Teacher Transfer Window: Why can’t we fill our vacancies 365 days a year?
The football transfer window has closed again for another four months. If you haven’t heard of the transfer window or ‘Deadline Day’ - it is an agreed period of time when players can transfer from one club to another. It condenses much discussion about which player is leaving where to a slot in July-September and then for the month of January the following year. It tends to keep the discussions about players going from here to there to a sustained period in the lead up to and during the actual window. Manchester United spent a reported £89million on a player that they sold only four years ago for £1.8million – two decisions that were almost forced upon them by the unfortunate nature of the window. The team that bought the player four years ago made a very healthy £87.2million profit and in every transfer window there are both winners and losers.
Schools have similar transfer windows namely the end of February, May and October. These are the dates defined within the Burgundy Book when teachers have to inform their current school that they intend leaving by the end of the term. If a teacher is successful in gaining a position in late May another teacher already in a post will not be able to join the new school as a replacement until the following January, unless special agreement is reached. It rarely is.

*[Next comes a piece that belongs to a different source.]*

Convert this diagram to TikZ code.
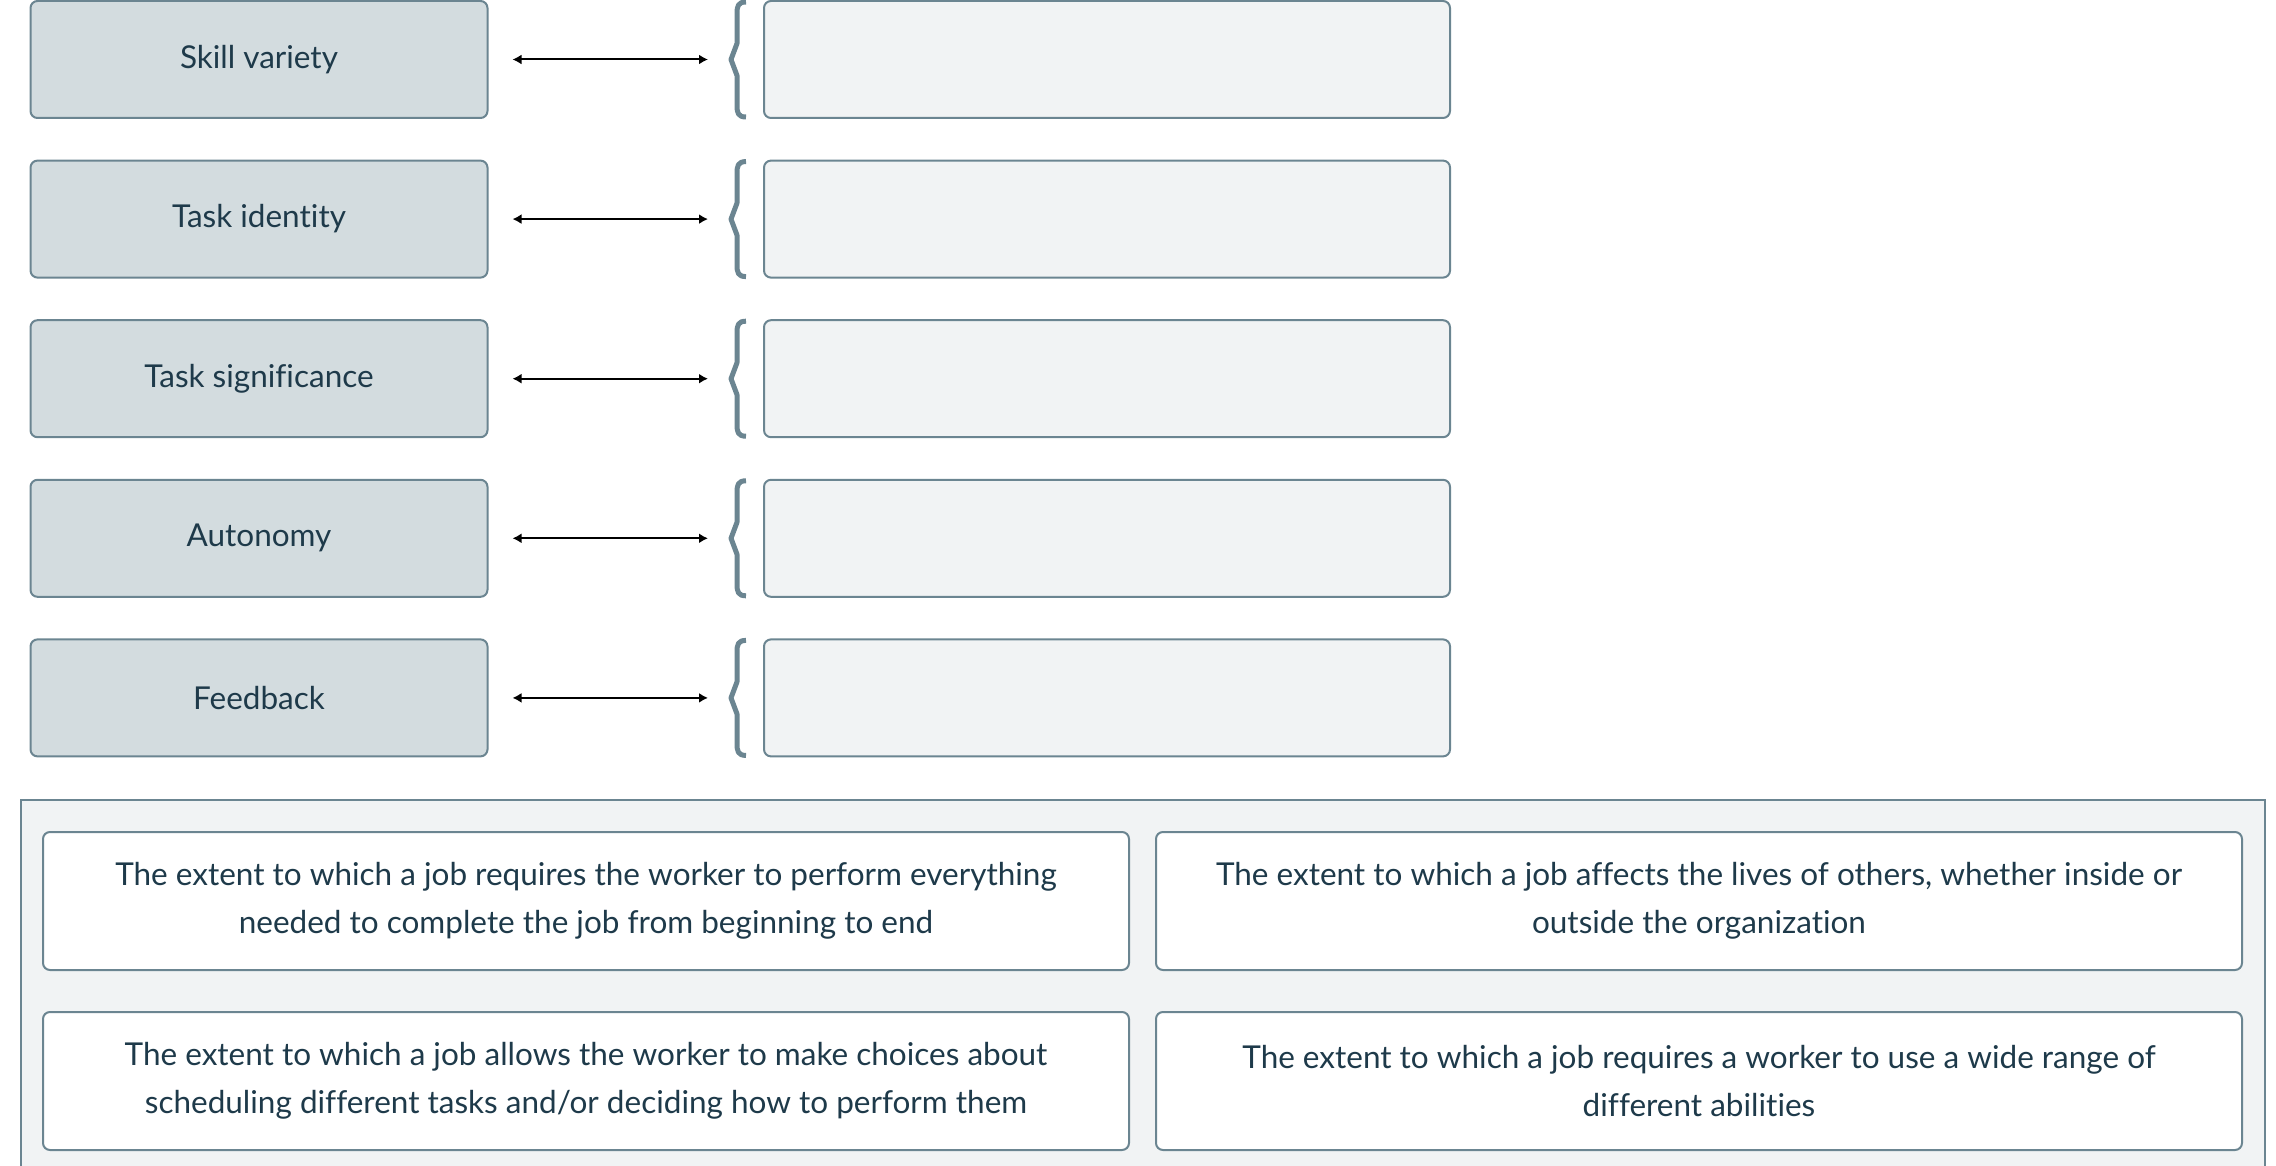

Headteachers often get a little anxious (as do football managers) in the lead up to the resignation date (transfer window) because they know that their chances of securing a teacher (star striker) already in post elsewhere (another club) are negligible. Conversations between headteachers and teachers (managers and players) going for interview during the lead up to the deadline are sometimes a little fraught as they ask them to consider the impact on their current school (club). It has been known for teachers (players) to have up to three or four interviews (clubs) crammed into the last few days prior to the resignation date with one school (club) offering the post to a candidate (player) who keeps them waiting to discover whether they have been successful in another interview the following day. And even more disgraceful is the tactic whereby a teacher (player) secures a rather secretive deal (encouraged by an agent) on the understanding they do not inform their school (club) of their resignation until the resignation date has been reached.
In 2015 FIFPro said that the current transfer window is “failing football and its players”. Is it fair to say the same of teaching?
In business, unlike teaching, employees are generally free to inform their managers that they wish to terminate their contract providing they give an agreed period of notice. This can be as much as six months but is often three. I cannot understand why teachers cannot benefit from this approach. It would ensure that a steady flow of posts being available and would prevent the sudden rush to meet the various deadlines. At a time when teacher recruitment is an apparent issue I just don’t understand why we maintain hurdles that make the selection and appointment of new staff so difficult. Surely, we should encourage teachers to provide a reasonable period of notice and then ask schools to fill those vacancies as quickly as possible.